Challenging the notion that urban “green” spaces help counteract greenhouse gas emissions, new research has found — in Southern California at least — that mowing and other lawn maintenance emit almost as much or more greenhouse gases than the well-tended grass extracts from the air.
Turfgrass lawns remove carbon dioxide from the atmosphere through photosynthesis and store it as organic carbon in soil, making them important “carbon sinks.” However, greenhouse gas emissions from fertilizer production, mowing, leaf blowing and other lawn management practices are similar to or greater than the amount of carbon stored by ornamental grass in parks, a new study shows. These emissions include nitrous oxide released from soil after fertilization. Nitrous oxide is a greenhouse gas that’s 300 times more powerful than carbon dioxide, the Earth’s most problematic climate warmer.
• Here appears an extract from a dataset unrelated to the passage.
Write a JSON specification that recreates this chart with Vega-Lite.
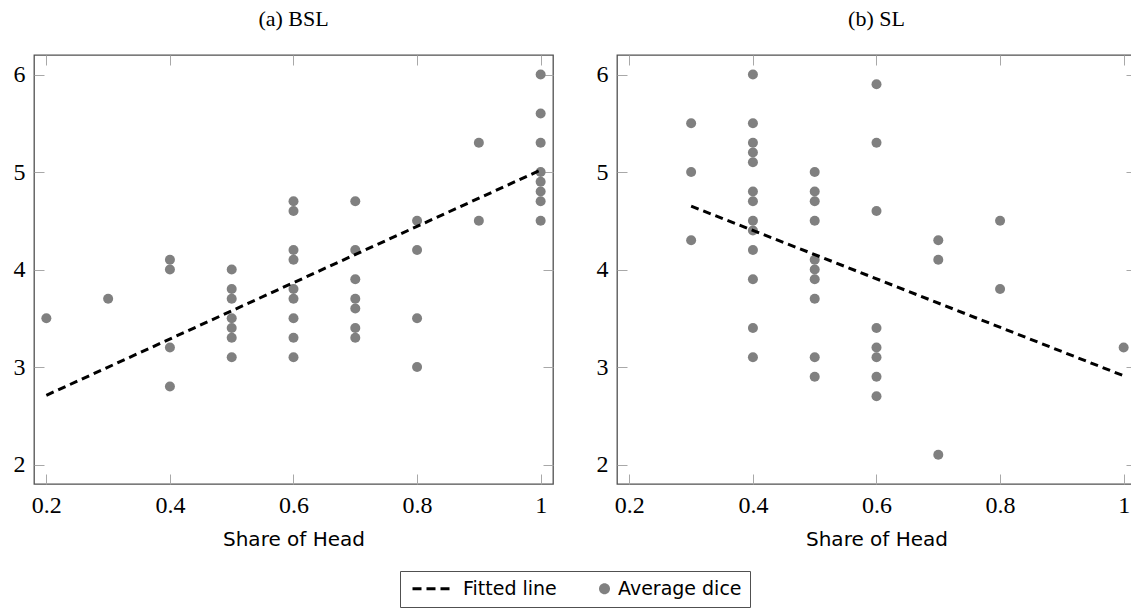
{
  "$schema": "https://vega.github.io/schema/vega-lite/v6.json",
  "background": "white",
  "padding": {"left": 12, "top": 6, "right": 0, "bottom": 0},
  "datasets": {
    "pts": [
      {"panel": "BSL", "share": 0.2, "dice": 3.5},
      {"panel": "BSL", "share": 0.3, "dice": 3.7},
      {"panel": "BSL", "share": 0.4, "dice": 4.1},
      {"panel": "BSL", "share": 0.4, "dice": 4.0},
      {"panel": "BSL", "share": 0.4, "dice": 3.2},
      {"panel": "BSL", "share": 0.4, "dice": 2.8},
      {"panel": "BSL", "share": 0.5, "dice": 4.0},
      {"panel": "BSL", "share": 0.5, "dice": 3.8},
      {"panel": "BSL", "share": 0.5, "dice": 3.7},
      {"panel": "BSL", "share": 0.5, "dice": 3.5},
      {"panel": "BSL", "share": 0.5, "dice": 3.4},
      {"panel": "BSL", "share": 0.5, "dice": 3.3},
      {"panel": "BSL", "share": 0.5, "dice": 3.1},
      {"panel": "BSL", "share": 0.6, "dice": 4.7},
      {"panel": "BSL", "share": 0.6, "dice": 4.6},
      {"panel": "BSL", "share": 0.6, "dice": 4.2},
      {"panel": "BSL", "share": 0.6, "dice": 4.1},
      {"panel": "BSL", "share": 0.6, "dice": 3.8},
      {"panel": "BSL", "share": 0.6, "dice": 3.7},
      {"panel": "BSL", "share": 0.6, "dice": 3.5},
      {"panel": "BSL", "share": 0.6, "dice": 3.3},
      {"panel": "BSL", "share": 0.6, "dice": 3.1},
      {"panel": "BSL", "share": 0.7, "dice": 4.7},
      {"panel": "BSL", "share": 0.7, "dice": 4.2},
      {"panel": "BSL", "share": 0.7, "dice": 3.9},
      {"panel": "BSL", "share": 0.7, "dice": 3.7},
      {"panel": "BSL", "share": 0.7, "dice": 3.6},
      {"panel": "BSL", "share": 0.7, "dice": 3.4},
      {"panel": "BSL", "share": 0.7, "dice": 3.3},
      {"panel": "BSL", "share": 0.8, "dice": 4.5},
      {"panel": "BSL", "share": 0.8, "dice": 4.2},
      {"panel": "BSL", "share": 0.8, "dice": 3.5},
      {"panel": "BSL", "share": 0.8, "dice": 3.0},
      {"panel": "BSL", "share": 0.9, "dice": 5.3},
      {"panel": "BSL", "share": 0.9, "dice": 4.5},
      {"panel": "BSL", "share": 1.0, "dice": 6.0},
      {"panel": "BSL", "share": 1.0, "dice": 5.6},
      {"panel": "BSL", "share": 1.0, "dice": 5.3},
      {"panel": "BSL", "share": 1.0, "dice": 5.0},
      {"panel": "BSL", "share": 1.0, "dice": 4.9},
      {"panel": "BSL", "share": 1.0, "dice": 4.8},
      {"panel": "BSL", "share": 1.0, "dice": 4.7},
      {"panel": "BSL", "share": 1.0, "dice": 4.5},
      {"panel": "SL", "share": 0.3, "dice": 5.5},
      {"panel": "SL", "share": 0.3, "dice": 5.0},
      {"panel": "SL", "share": 0.3, "dice": 4.3},
      {"panel": "SL", "share": 0.4, "dice": 6.0},
      {"panel": "SL", "share": 0.4, "dice": 5.5},
      {"panel": "SL", "share": 0.4, "dice": 5.3},
      {"panel": "SL", "share": 0.4, "dice": 5.2},
      {"panel": "SL", "share": 0.4, "dice": 5.1},
      {"panel": "SL", "share": 0.4, "dice": 4.8},
      {"panel": "SL", "share": 0.4, "dice": 4.7},
      {"panel": "SL", "share": 0.4, "dice": 4.5},
      {"panel": "SL", "share": 0.4, "dice": 4.4},
      {"panel": "SL", "share": 0.4, "dice": 4.2},
      {"panel": "SL", "share": 0.4, "dice": 3.9},
      {"panel": "SL", "share": 0.4, "dice": 3.4},
      {"panel": "SL", "share": 0.4, "dice": 3.1},
      {"panel": "SL", "share": 0.5, "dice": 5.0},
      {"panel": "SL", "share": 0.5, "dice": 4.8},
      {"panel": "SL", "share": 0.5, "dice": 4.7},
      {"panel": "SL", "share": 0.5, "dice": 4.5},
      {"panel": "SL", "share": 0.5, "dice": 4.1},
      {"panel": "SL", "share": 0.5, "dice": 4.0},
      {"panel": "SL", "share": 0.5, "dice": 3.9},
      {"panel": "SL", "share": 0.5, "dice": 3.7},
      {"panel": "SL", "share": 0.5, "dice": 3.1},
      {"panel": "SL", "share": 0.5, "dice": 2.9},
      {"panel": "SL", "share": 0.6, "dice": 5.9},
      {"panel": "SL", "share": 0.6, "dice": 5.3},
      {"panel": "SL", "share": 0.6, "dice": 4.6},
      {"panel": "SL", "share": 0.6, "dice": 3.4},
      {"panel": "SL", "share": 0.6, "dice": 3.2},
      {"panel": "SL", "share": 0.6, "dice": 3.1},
      {"panel": "SL", "share": 0.6, "dice": 2.9},
      {"panel": "SL", "share": 0.6, "dice": 2.7},
      {"panel": "SL", "share": 0.7, "dice": 4.3},
      {"panel": "SL", "share": 0.7, "dice": 4.1},
      {"panel": "SL", "share": 0.7, "dice": 2.1},
      {"panel": "SL", "share": 0.8, "dice": 4.5},
      {"panel": "SL", "share": 0.8, "dice": 3.8},
      {"panel": "SL", "share": 1.0, "dice": 3.2}
    ],
    "fit": [
      {"panel": "BSL", "share": 0.2, "fitted": 2.71},
      {"panel": "BSL", "share": 1.0, "fitted": 5.02},
      {"panel": "SL", "share": 0.3, "fitted": 4.65},
      {"panel": "SL", "share": 1.0, "fitted": 2.91}
    ]
  },
  "hconcat": [
    {
      "title": {"text": "(a) BSL"},
      "width": 519,
      "height": 429,
      "resolve": {"axis": {"x": "independent", "y": "independent"}},
      "layer": [
        {
          "data": {"name": "pts"},
          "transform": [{"filter": "datum.panel == 'BSL'"}],
          "mark": {"type": "point", "filled": true, "size": 100, "opacity": 1, "color": "#808080", "shape": "circle"},
          "encoding": {
            "x": {"field": "share", "type": "quantitative", "scale": {"domain": [0.18, 1.02], "nice": false, "zero": false},
                  "axis": {"orient": "bottom", "values": [0.2, 0.4, 0.6, 0.8, 1], "format": "~g", "title": "Share of Head"}},
            "y": {"field": "dice", "type": "quantitative", "scale": {"domain": [1.8, 6.2], "nice": false, "zero": false},
                  "axis": {"orient": "left", "values": [2, 3, 4, 5, 6], "title": null}}
          }
        },
        {
          "data": {"name": "pts"},
          "transform": [{"filter": "datum.panel == 'BSL' && datum.share < 0.5"}, {"calculate": "'Average dice'", "as": "series"}],
          "mark": {"type": "point", "filled": true, "size": 100, "opacity": 0, "clip": true},
          "encoding": {
            "x": {"field": "share", "type": "quantitative", "axis": null},
            "y": {"field": "dice", "type": "quantitative", "axis": null},
            "color": {"field": "series", "type": "nominal", "scale": {"domain": ["Fitted line", "Average dice"], "range": ["black", "#808080"]}, "legend": {"title": null}},
            "shape": {"field": "series", "type": "nominal", "scale": {"domain": ["Fitted line", "Average dice"], "range": ["M-1,-0.3h1.8v0.6h-1.8Z M1.8,-0.3h1.8v0.6h-1.8Z M4.6,-0.3h1.8v0.6h-1.8Z", "M5.3,0A1.1,1.1 0 1,0 7.5,0A1.1,1.1 0 1,0 5.3,0Z"]}, "legend": {"title": null}}
          }
        },
        {
          "data": {"name": "fit"},
          "transform": [{"filter": "datum.panel == 'BSL'"}],
          "mark": {"type": "line", "color": "black", "strokeWidth": 3, "strokeDash": [8, 5]},
          "encoding": {
            "x": {"field": "share", "type": "quantitative", "axis": {"orient": "top", "values": [0.2, 0.4, 0.6, 0.8, 1], "labels": false, "title": null}},
            "y": {"field": "fitted", "type": "quantitative", "axis": {"orient": "right", "values": [2, 3, 4, 5, 6], "labels": false, "title": null}}
          }
        }
      ]
    },
    {
      "title": {"text": "(b) SL"},
      "width": 519,
      "height": 429,
      "resolve": {"axis": {"x": "independent", "y": "independent"}},
      "layer": [
        {
          "data": {"name": "pts"},
          "transform": [{"filter": "datum.panel == 'SL'"}],
          "mark": {"type": "point", "filled": true, "size": 100, "opacity": 1, "color": "#808080", "shape": "circle"},
          "encoding": {
            "x": {"field": "share", "type": "quantitative", "scale": {"domain": [0.18, 1.02], "nice": false, "zero": false},
                  "axis": {"orient": "bottom", "values": [0.2, 0.4, 0.6, 0.8, 1], "format": "~g", "title": "Share of Head"}},
            "y": {"field": "dice", "type": "quantitative", "scale": {"domain": [1.8, 6.2], "nice": false, "zero": false},
                  "axis": {"orient": "left", "values": [2, 3, 4, 5, 6], "title": null}}
          }
        },
        {
          "data": {"name": "fit"},
          "transform": [{"filter": "datum.panel == 'SL'"}],
          "mark": {"type": "line", "color": "black", "strokeWidth": 3, "strokeDash": [8, 5]},
          "encoding": {
            "x": {"field": "share", "type": "quantitative", "axis": {"orient": "top", "values": [0.2, 0.4, 0.6, 0.8, 1], "labels": false, "title": null}},
            "y": {"field": "fitted", "type": "quantitative", "axis": {"orient": "right", "values": [2, 3, 4, 5, 6], "labels": false, "title": null}}
          }
        }
      ]
    }
  ],
  "spacing": 40,
  "config": {
    "view": {"stroke": "#505050", "strokeWidth": 1.3},
    "axis": {"domain": false, "grid": false, "tickColor": "#a8a8a8", "tickSize": -10, "tickWidth": 1, "labelPadding": 19,
             "labelFont": "Liberation Serif", "labelFontSize": 24, "labelColor": "black",
             "titleFont": "DejaVu Sans", "titleFontSize": 20, "titleFontWeight": "normal", "titleColor": "black", "titlePadding": 12},
    "title": {"font": "Liberation Serif", "fontSize": 22, "fontWeight": "normal", "color": "black", "offset": 24, "anchor": "middle"},
    "legend": {"orient": "none", "legendX": 366, "legendY": 516, "direction": "horizontal", "strokeColor": "#505050", "fillColor": "white",
               "padding": 8, "symbolSize": 100, "symbolStrokeWidth": 0, "symbolOpacity": 1, "labelFont": "DejaVu Sans", "labelFontSize": 19, "labelColor": "black",
               "columnPadding": 6, "labelOffset": 36}
  }
}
Previous studies have documented lawns storing carbon, but this research was the first to compare carbon sequestration to nitrous oxide and carbon dioxide emissions from lawn grooming practices.
“Lawns look great — they’re nice and green and healthy, and they’re photosynthesizing a lot of organic carbon. But the carbon-storing benefits of lawns can be counteracted by greenhouse gas emissions,” says Amy Townsend-Small, Earth system science postdoctoral researcher at University of California, Irvine. Townsend-Small is the lead author of the study, which has been accepted for publication in Geophysical Research Letters, a journal of the American Geophysical Union (AGU).
The research results are important to greenhouse gas legislation being negotiated, Townsend-Small says. “We need this kind of carbon accounting to help reduce global warming,” the lead author says. “The current trend is to count the carbon sinks and forget about the greenhouse gas emissions, but it clearly isn’t enough.”